For 10 months, the world has watched in horror as Bashar al Assad's regime carries out regular massacres against unarmed civilians across Syria in a bid to quell the unrest gripping the country. No doubt inspired by the successes of their Arab brethren elsewhere, thousands of Syrians have staged protests asking that their rights and dignity be respected. Although the Syrian government has vacillated between intensifying its crackdown and feigning interest in meeting some demands of its people, it's clear that Assad is not likely to follow the example of Egypt's Mubarak or Tunisia's Ben Ali by stepping down.
As the violence continues, the international community might have no choice but to usher Assad out, as was done with Libya's Gaddafi. Otherwise, Al Qaeda could come back from the precipice.
Two massive suicide bombings that exploded near government security buildings in Damascus on 23 December and a similar attack on 6 January raised more than a few eyebrows. Almost instantly the Syrian government attributed the carnage to Al Qaeda. Just as quickly, opposition figures questioned the claims, accusing the government of orchestrating the bombings, a pretext for cracking down on protesters trying to bring another chapter in the Arab Spring to a successful conclusion. Making matters murkier was the fact that the attacks coincided with the arrival of Arab League observers assessing whether the Syrian regime is adhering to a league-sponsored plan to end the violence.
Weeks later, no group, including Al Qaeda, has taken credit for the operations that left scores of Syrians dead.
Syria has long had ties to militant groups including Hezbollah, Hamas and Palestinian Islamic Jihad. Only a few years ago many thought of Syria as a main conduit through which foreign Sunni militants were entering Iraq. Whether Al Qaeda has established a foothold in Syria may not be clear for some time, and in some ways, it is immaterial.
Unless the international community takes a more proactive role in stopping the violence, the prospects of Syria becoming a new destination and haven for foreign jihadists - rivaling Afghanistan in the 1980s or Iraq after 2003 - are real.
A combination of brutality, arrogance and short-sightedness by Assad's regime has furnished Al Qaeda with a treasure-trove of readymade recruitment material which could potentially galvanize militants across the Muslim world.

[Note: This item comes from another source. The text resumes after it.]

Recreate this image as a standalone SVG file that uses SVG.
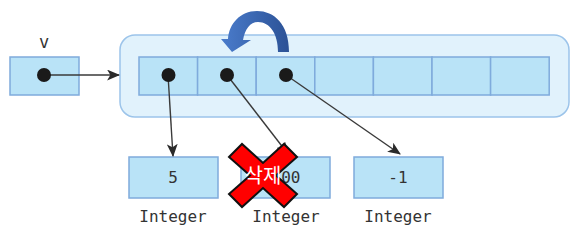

Equally as important, the Syria narrative may also resonate with moderate Muslims who will find it difficult to criticize Al Qaeda's attacks if they target the regime exclusively. Sunni-majority nations, a number of which have strongly condemned the Syrian regimes' repression, may not try to stop such an outflow.
Videos of Assad's thugs - known across the Arab world as Shabiha - have been posted on the internet. At least one shows a man, ostensibly a Sunni, being forced to say "there is no God but Bashar," and thousands of youths in Arabic chat rooms have responded to express revulsion and sympathy.
Those same bloggers also expressed contempt for Muammar Gaddafi during the revolution last year, yet those emotions were tempered by the Libyan ruler's reputation as a raving lunatic. People throughout the region do not regard Assad as crazy, and the hatred directed at him personally is almost unprecedented. Most importantly, the violence in Libya was not refracted through a religious prism. Libya is 97 percent Sunni Muslims; both Gaddafi and the Libyan rebels were Sunni. That is not the case in Syria, where the regime is Alawi, a branch of Shia, ruling over a population that is 70 percent Sunni.